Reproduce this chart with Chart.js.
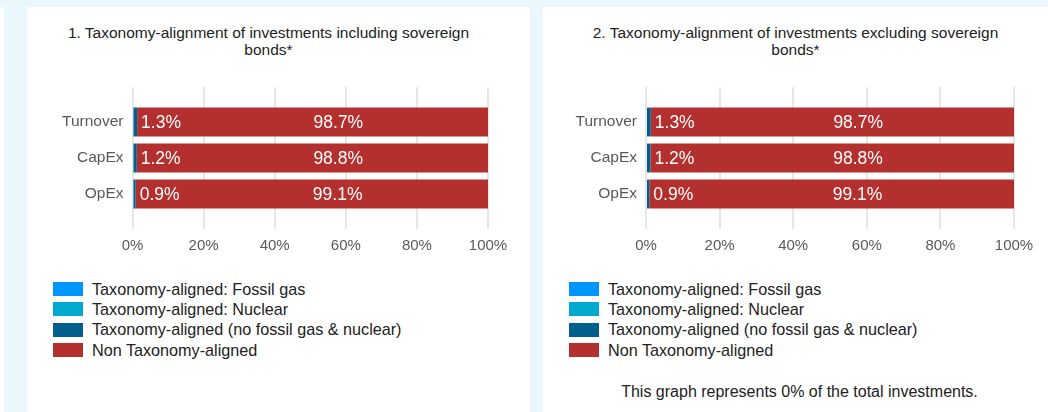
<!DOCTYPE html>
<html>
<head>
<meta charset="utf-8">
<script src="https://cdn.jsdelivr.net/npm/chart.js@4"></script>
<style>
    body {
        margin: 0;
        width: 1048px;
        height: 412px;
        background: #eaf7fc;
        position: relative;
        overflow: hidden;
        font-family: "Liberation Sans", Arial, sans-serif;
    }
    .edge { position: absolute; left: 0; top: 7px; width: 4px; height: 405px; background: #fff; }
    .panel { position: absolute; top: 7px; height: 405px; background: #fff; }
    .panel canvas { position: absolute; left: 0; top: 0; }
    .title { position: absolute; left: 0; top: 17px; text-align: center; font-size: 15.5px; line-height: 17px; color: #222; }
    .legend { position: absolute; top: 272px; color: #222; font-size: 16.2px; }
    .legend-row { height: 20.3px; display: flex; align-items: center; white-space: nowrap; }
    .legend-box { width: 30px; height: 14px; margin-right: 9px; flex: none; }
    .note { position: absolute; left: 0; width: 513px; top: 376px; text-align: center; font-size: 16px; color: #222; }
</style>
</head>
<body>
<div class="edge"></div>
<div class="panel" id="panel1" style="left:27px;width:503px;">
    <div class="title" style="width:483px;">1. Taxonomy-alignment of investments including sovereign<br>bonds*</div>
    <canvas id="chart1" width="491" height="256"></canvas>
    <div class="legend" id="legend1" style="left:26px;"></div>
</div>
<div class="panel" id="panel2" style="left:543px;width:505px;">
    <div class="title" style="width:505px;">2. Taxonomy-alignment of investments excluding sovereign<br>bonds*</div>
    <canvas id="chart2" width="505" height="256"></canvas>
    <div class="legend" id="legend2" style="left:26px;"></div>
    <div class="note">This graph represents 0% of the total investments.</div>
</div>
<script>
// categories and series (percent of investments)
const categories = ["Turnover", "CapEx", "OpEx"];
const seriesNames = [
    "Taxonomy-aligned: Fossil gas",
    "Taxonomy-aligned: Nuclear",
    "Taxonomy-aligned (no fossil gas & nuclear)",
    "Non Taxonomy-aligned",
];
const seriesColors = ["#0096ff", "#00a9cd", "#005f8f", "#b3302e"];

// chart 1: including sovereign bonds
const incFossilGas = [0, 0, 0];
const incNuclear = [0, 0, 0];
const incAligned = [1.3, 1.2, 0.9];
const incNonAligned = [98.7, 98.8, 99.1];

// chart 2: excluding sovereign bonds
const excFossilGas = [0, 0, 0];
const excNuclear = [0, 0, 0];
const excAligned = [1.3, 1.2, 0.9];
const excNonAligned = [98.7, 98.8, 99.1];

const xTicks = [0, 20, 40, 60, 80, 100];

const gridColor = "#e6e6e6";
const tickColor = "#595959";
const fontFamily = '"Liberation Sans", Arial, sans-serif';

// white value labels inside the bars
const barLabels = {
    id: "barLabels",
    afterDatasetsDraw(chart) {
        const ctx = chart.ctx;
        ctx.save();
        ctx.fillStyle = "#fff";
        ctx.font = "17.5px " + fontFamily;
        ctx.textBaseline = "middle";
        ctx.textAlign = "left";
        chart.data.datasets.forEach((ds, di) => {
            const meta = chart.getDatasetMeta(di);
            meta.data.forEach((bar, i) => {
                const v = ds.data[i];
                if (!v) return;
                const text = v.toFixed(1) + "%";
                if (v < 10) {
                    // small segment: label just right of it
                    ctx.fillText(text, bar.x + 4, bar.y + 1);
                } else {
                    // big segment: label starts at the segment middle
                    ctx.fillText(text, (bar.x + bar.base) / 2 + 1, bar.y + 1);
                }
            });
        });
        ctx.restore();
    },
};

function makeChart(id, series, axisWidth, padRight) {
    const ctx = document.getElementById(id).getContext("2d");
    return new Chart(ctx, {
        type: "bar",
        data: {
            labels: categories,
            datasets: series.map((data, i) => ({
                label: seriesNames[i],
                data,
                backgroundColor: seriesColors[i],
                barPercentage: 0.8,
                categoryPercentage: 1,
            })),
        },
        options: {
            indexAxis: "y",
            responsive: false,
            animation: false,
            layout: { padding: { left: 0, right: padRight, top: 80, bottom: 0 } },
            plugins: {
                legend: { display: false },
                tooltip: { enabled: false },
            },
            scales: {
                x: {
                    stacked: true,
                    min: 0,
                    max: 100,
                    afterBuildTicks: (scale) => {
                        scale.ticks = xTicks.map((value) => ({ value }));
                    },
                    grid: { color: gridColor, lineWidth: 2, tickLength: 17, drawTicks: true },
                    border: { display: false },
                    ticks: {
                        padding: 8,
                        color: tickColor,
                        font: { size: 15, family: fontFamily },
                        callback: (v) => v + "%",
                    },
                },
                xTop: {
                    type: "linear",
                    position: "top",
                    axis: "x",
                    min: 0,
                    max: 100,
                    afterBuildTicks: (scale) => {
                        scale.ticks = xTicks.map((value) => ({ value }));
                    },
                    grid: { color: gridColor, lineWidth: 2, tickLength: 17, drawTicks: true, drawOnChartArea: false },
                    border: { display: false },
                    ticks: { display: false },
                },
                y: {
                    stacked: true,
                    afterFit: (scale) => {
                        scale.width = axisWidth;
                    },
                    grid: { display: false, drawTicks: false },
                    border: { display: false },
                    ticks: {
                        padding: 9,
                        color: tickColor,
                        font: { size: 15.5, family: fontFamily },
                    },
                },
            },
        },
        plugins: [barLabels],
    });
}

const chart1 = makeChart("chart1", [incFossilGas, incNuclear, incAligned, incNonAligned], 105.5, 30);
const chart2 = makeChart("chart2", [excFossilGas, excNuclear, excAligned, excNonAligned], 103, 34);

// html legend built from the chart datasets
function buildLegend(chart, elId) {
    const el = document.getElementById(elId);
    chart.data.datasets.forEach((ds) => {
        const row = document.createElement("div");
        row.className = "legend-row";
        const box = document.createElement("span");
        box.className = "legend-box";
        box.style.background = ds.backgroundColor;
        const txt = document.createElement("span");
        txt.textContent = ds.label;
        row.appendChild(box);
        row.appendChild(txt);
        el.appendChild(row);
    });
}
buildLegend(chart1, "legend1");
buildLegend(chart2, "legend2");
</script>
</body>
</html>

YOUR GOAL - Reproduce all of the material above word for word. Omit the pictures.

EXERCISE RESPONSE -
Reproduce this chart with Chart.js.
<!DOCTYPE html>
<html>
<head>
<meta charset="utf-8">
<script src="https://cdn.jsdelivr.net/npm/chart.js@4"></script>
<style>
    body {
        margin: 0;
        width: 1048px;
        height: 412px;
        background: #eaf7fc;
        position: relative;
        overflow: hidden;
        font-family: "Liberation Sans", Arial, sans-serif;
    }
    .edge { position: absolute; left: 0; top: 7px; width: 4px; height: 405px; background: #fff; }
    .panel { position: absolute; top: 7px; height: 405px; background: #fff; }
    .panel canvas { position: absolute; left: 0; top: 0; }
    .title { position: absolute; left: 0; top: 17px; text-align: center; font-size: 15.5px; line-height: 17px; color: #222; }
    .legend { position: absolute; top: 272px; color: #222; font-size: 16.2px; }
    .legend-row { height: 20.3px; display: flex; align-items: center; white-space: nowrap; }
    .legend-box { width: 30px; height: 14px; margin-right: 9px; flex: none; }
    .note { position: absolute; left: 0; width: 513px; top: 376px; text-align: center; font-size: 16px; color: #222; }
</style>
</head>
<body>
<div class="edge"></div>
<div class="panel" id="panel1" style="left:27px;width:503px;">
    <div class="title" style="width:483px;">1. Taxonomy-alignment of investments including sovereign<br>bonds*</div>
    <canvas id="chart1" width="491" height="256"></canvas>
    <div class="legend" id="legend1" style="left:26px;"></div>
</div>
<div class="panel" id="panel2" style="left:543px;width:505px;">
    <div class="title" style="width:505px;">2. Taxonomy-alignment of investments excluding sovereign<br>bonds*</div>
    <canvas id="chart2" width="505" height="256"></canvas>
    <div class="legend" id="legend2" style="left:26px;"></div>
    <div class="note">This graph represents 0% of the total investments.</div>
</div>
<script>
// categories and series (percent of investments)
const categories = ["Turnover", "CapEx", "OpEx"];
const seriesNames = [
    "Taxonomy-aligned: Fossil gas",
    "Taxonomy-aligned: Nuclear",
    "Taxonomy-aligned (no fossil gas & nuclear)",
    "Non Taxonomy-aligned",
];
const seriesColors = ["#0096ff", "#00a9cd", "#005f8f", "#b3302e"];

// chart 1: including sovereign bonds
const incFossilGas = [0, 0, 0];
const incNuclear = [0, 0, 0];
const incAligned = [1.3, 1.2, 0.9];
const incNonAligned = [98.7, 98.8, 99.1];

// chart 2: excluding sovereign bonds
const excFossilGas = [0, 0, 0];
const excNuclear = [0, 0, 0];
const excAligned = [1.3, 1.2, 0.9];
const excNonAligned = [98.7, 98.8, 99.1];

const xTicks = [0, 20, 40, 60, 80, 100];

const gridColor = "#e6e6e6";
const tickColor = "#595959";
const fontFamily = '"Liberation Sans", Arial, sans-serif';

// white value labels inside the bars
const barLabels = {
    id: "barLabels",
    afterDatasetsDraw(chart) {
        const ctx = chart.ctx;
        ctx.save();
        ctx.fillStyle = "#fff";
        ctx.font = "17.5px " + fontFamily;
        ctx.textBaseline = "middle";
        ctx.textAlign = "left";
        chart.data.datasets.forEach((ds, di) => {
            const meta = chart.getDatasetMeta(di);
            meta.data.forEach((bar, i) => {
                const v = ds.data[i];
                if (!v) return;
                const text = v.toFixed(1) + "%";
                if (v < 10) {
                    // small segment: label just right of it
                    ctx.fillText(text, bar.x + 4, bar.y + 1);
                } else {
                    // big segment: label starts at the segment middle
                    ctx.fillText(text, (bar.x + bar.base) / 2 + 1, bar.y + 1);
                }
            });
        });
        ctx.restore();
    },
};

function makeChart(id, series, axisWidth, padRight) {
    const ctx = document.getElementById(id).getContext("2d");
    return new Chart(ctx, {
        type: "bar",
        data: {
            labels: categories,
            datasets: series.map((data, i) => ({
                label: seriesNames[i],
                data,
                backgroundColor: seriesColors[i],
                barPercentage: 0.8,
                categoryPercentage: 1,
            })),
        },
        options: {
            indexAxis: "y",
            responsive: false,
            animation: false,
            layout: { padding: { left: 0, right: padRight, top: 80, bottom: 0 } },
            plugins: {
                legend: { display: false },
                tooltip: { enabled: false },
            },
            scales: {
                x: {
                    stacked: true,
                    min: 0,
                    max: 100,
                    afterBuildTicks: (scale) => {
                        scale.ticks = xTicks.map((value) => ({ value }));
                    },
                    grid: { color: gridColor, lineWidth: 2, tickLength: 17, drawTicks: true },
                    border: { display: false },
                    ticks: {
                        padding: 8,
                        color: tickColor,
                        font: { size: 15, family: fontFamily },
                        callback: (v) => v + "%",
                    },
                },
                xTop: {
                    type: "linear",
                    position: "top",
                    axis: "x",
                    min: 0,
                    max: 100,
                    afterBuildTicks: (scale) => {
                        scale.ticks = xTicks.map((value) => ({ value }));
                    },
                    grid: { color: gridColor, lineWidth: 2, tickLength: 17, drawTicks: true, drawOnChartArea: false },
                    border: { display: false },
                    ticks: { display: false },
                },
                y: {
                    stacked: true,
                    afterFit: (scale) => {
                        scale.width = axisWidth;
                    },
                    grid: { display: false, drawTicks: false },
                    border: { display: false },
                    ticks: {
                        padding: 9,
                        color: tickColor,
                        font: { size: 15.5, family: fontFamily },
                    },
                },
            },
        },
        plugins: [barLabels],
    });
}

const chart1 = makeChart("chart1", [incFossilGas, incNuclear, incAligned, incNonAligned], 105.5, 30);
const chart2 = makeChart("chart2", [excFossilGas, excNuclear, excAligned, excNonAligned], 103, 34);

// html legend built from the chart datasets
function buildLegend(chart, elId) {
    const el = document.getElementById(elId);
    chart.data.datasets.forEach((ds) => {
        const row = document.createElement("div");
        row.className = "legend-row";
        const box = document.createElement("span");
        box.className = "legend-box";
        box.style.background = ds.backgroundColor;
        const txt = document.createElement("span");
        txt.textContent = ds.label;
        row.appendChild(box);
        row.appendChild(txt);
        el.appendChild(row);
    });
}
buildLegend(chart1, "legend1");
buildLegend(chart2, "legend2");
</script>
</body>
</html>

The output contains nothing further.